# Material provided start

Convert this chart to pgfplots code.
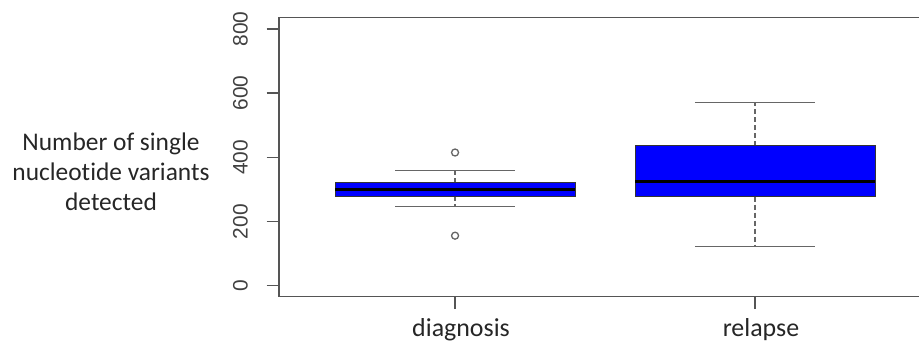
\documentclass[border=0pt]{standalone}
\usepackage{pgfplots}
\pgfplotsset{compat=1.18}
\usepackage{fontspec}
\setmainfont{Liberation Sans}
\newfontfamily\carlito[Ligatures=NoCommon]{Carlito}
\newfontfamily\arialike{Liberation Sans}
\newcommand{\yl}[1]{{\arialike\fontsize{21}{23}\selectfont #1}}
\definecolor{axgray}{HTML}{555555}
\definecolor{wgray}{HTML}{666666}
\definecolor{boxblue}{HTML}{0000FF}
\begin{document}
\begin{tikzpicture}[x=1bp,y=1bp]
\useasboundingbox (0,0) rectangle (919,345);
\begin{axis}[
  at={(279bp,48.3bp)}, anchor=south west,
  scale only axis, width=652bp, height=279.4bp,
  xmin=0.413, xmax=2.587, ymin=-34, ymax=836,
  axis line style={axgray, line width=1.3bp},
  xtick={1,2}, xticklabels={diagnosis,relapse},
  ytick={0,200,400,600,800},
  yticklabels={\yl{0},\yl{200},\yl{400},\yl{600},\yl{800}},
  xtick pos=bottom, ytick pos=left, tick align=outside,
  major tick length=12.5bp,
  tick style={axgray, line width=1.3bp},
  xticklabel style={font=\carlito\fontsize{26}{30}\selectfont, text=black!85, anchor=base, xshift=6bp, yshift=-27bp},
  yticklabel style={text=black!75, xshift=-19bp, rotate=90, anchor=base},
]
% diagnosis
\addplot[wgray, line width=1.3bp, dash pattern=on 5bp off 3bp] coordinates {(1,321) (1,359)};
\addplot[wgray, line width=1.3bp, dash pattern=on 5bp off 3bp] coordinates {(1,279) (1,247)};
\addplot[wgray, line width=1.5bp] coordinates {(0.8,359) (1.2,359)};
\addplot[wgray, line width=1.5bp] coordinates {(0.8,247) (1.2,247)};
\addplot[fill=boxblue, draw=black!80, line width=0.8bp] coordinates {(0.6,279) (1.4,279) (1.4,321) (0.6,321)} -- cycle;
\addplot[black, line width=3.2bp] coordinates {(0.6,301) (1.4,301)};
\addplot[only marks, mark=o, mark size=3.5bp, wgray, mark options={line width=1.3bp}] coordinates {(1,415) (1,156)};
% relapse
\addplot[wgray, line width=1.3bp, dash pattern=on 5bp off 3bp] coordinates {(2,436) (2,570)};
\addplot[wgray, line width=1.3bp, dash pattern=on 5bp off 3bp] coordinates {(2,278) (2,122)};
\addplot[wgray, line width=1.5bp] coordinates {(1.8,570) (2.2,570)};
\addplot[wgray, line width=1.5bp] coordinates {(1.8,122) (2.2,122)};
\addplot[fill=boxblue, draw=black!80, line width=0.8bp] coordinates {(1.6,278) (2.4,278) (2.4,436) (1.6,436)} -- cycle;
\addplot[black, line width=3.2bp] coordinates {(1.6,325) (2.4,325)};
\end{axis}
\node[font=\carlito\fontsize{25.5}{30}\selectfont, align=center, text=black!85, anchor=center] at (111bp,173bp) {Number of single\\nucleotide variants\\detected};
\end{tikzpicture}
\end{document}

# Material provided end

Problem description - Copy out all of the material exactly as written, without its pictures.

Task answer -
Convert this chart to pgfplots code.
\documentclass[border=0pt]{standalone}
\usepackage{pgfplots}
\pgfplotsset{compat=1.18}
\usepackage{fontspec}
\setmainfont{Liberation Sans}
\newfontfamily\carlito[Ligatures=NoCommon]{Carlito}
\newfontfamily\arialike{Liberation Sans}
\newcommand{\yl}[1]{{\arialike\fontsize{21}{23}\selectfont #1}}
\definecolor{axgray}{HTML}{555555}
\definecolor{wgray}{HTML}{666666}
\definecolor{boxblue}{HTML}{0000FF}
\begin{document}
\begin{tikzpicture}[x=1bp,y=1bp]
\useasboundingbox (0,0) rectangle (919,345);
\begin{axis}[
  at={(279bp,48.3bp)}, anchor=south west,
  scale only axis, width=652bp, height=279.4bp,
  xmin=0.413, xmax=2.587, ymin=-34, ymax=836,
  axis line style={axgray, line width=1.3bp},
  xtick={1,2}, xticklabels={diagnosis,relapse},
  ytick={0,200,400,600,800},
  yticklabels={\yl{0},\yl{200},\yl{400},\yl{600},\yl{800}},
  xtick pos=bottom, ytick pos=left, tick align=outside,
  major tick length=12.5bp,
  tick style={axgray, line width=1.3bp},
  xticklabel style={font=\carlito\fontsize{26}{30}\selectfont, text=black!85, anchor=base, xshift=6bp, yshift=-27bp},
  yticklabel style={text=black!75, xshift=-19bp, rotate=90, anchor=base},
]
% diagnosis
\addplot[wgray, line width=1.3bp, dash pattern=on 5bp off 3bp] coordinates {(1,321) (1,359)};
\addplot[wgray, line width=1.3bp, dash pattern=on 5bp off 3bp] coordinates {(1,279) (1,247)};
\addplot[wgray, line width=1.5bp] coordinates {(0.8,359) (1.2,359)};
\addplot[wgray, line width=1.5bp] coordinates {(0.8,247) (1.2,247)};
\addplot[fill=boxblue, draw=black!80, line width=0.8bp] coordinates {(0.6,279) (1.4,279) (1.4,321) (0.6,321)} -- cycle;
\addplot[black, line width=3.2bp] coordinates {(0.6,301) (1.4,301)};
\addplot[only marks, mark=o, mark size=3.5bp, wgray, mark options={line width=1.3bp}] coordinates {(1,415) (1,156)};
% relapse
\addplot[wgray, line width=1.3bp, dash pattern=on 5bp off 3bp] coordinates {(2,436) (2,570)};
\addplot[wgray, line width=1.3bp, dash pattern=on 5bp off 3bp] coordinates {(2,278) (2,122)};
\addplot[wgray, line width=1.5bp] coordinates {(1.8,570) (2.2,570)};
\addplot[wgray, line width=1.5bp] coordinates {(1.8,122) (2.2,122)};
\addplot[fill=boxblue, draw=black!80, line width=0.8bp] coordinates {(1.6,278) (2.4,278) (2.4,436) (1.6,436)} -- cycle;
\addplot[black, line width=3.2bp] coordinates {(1.6,325) (2.4,325)};
\end{axis}
\node[font=\carlito\fontsize{25.5}{30}\selectfont, align=center, text=black!85, anchor=center] at (111bp,173bp) {Number of single\\nucleotide variants\\detected};
\end{tikzpicture}
\end{document}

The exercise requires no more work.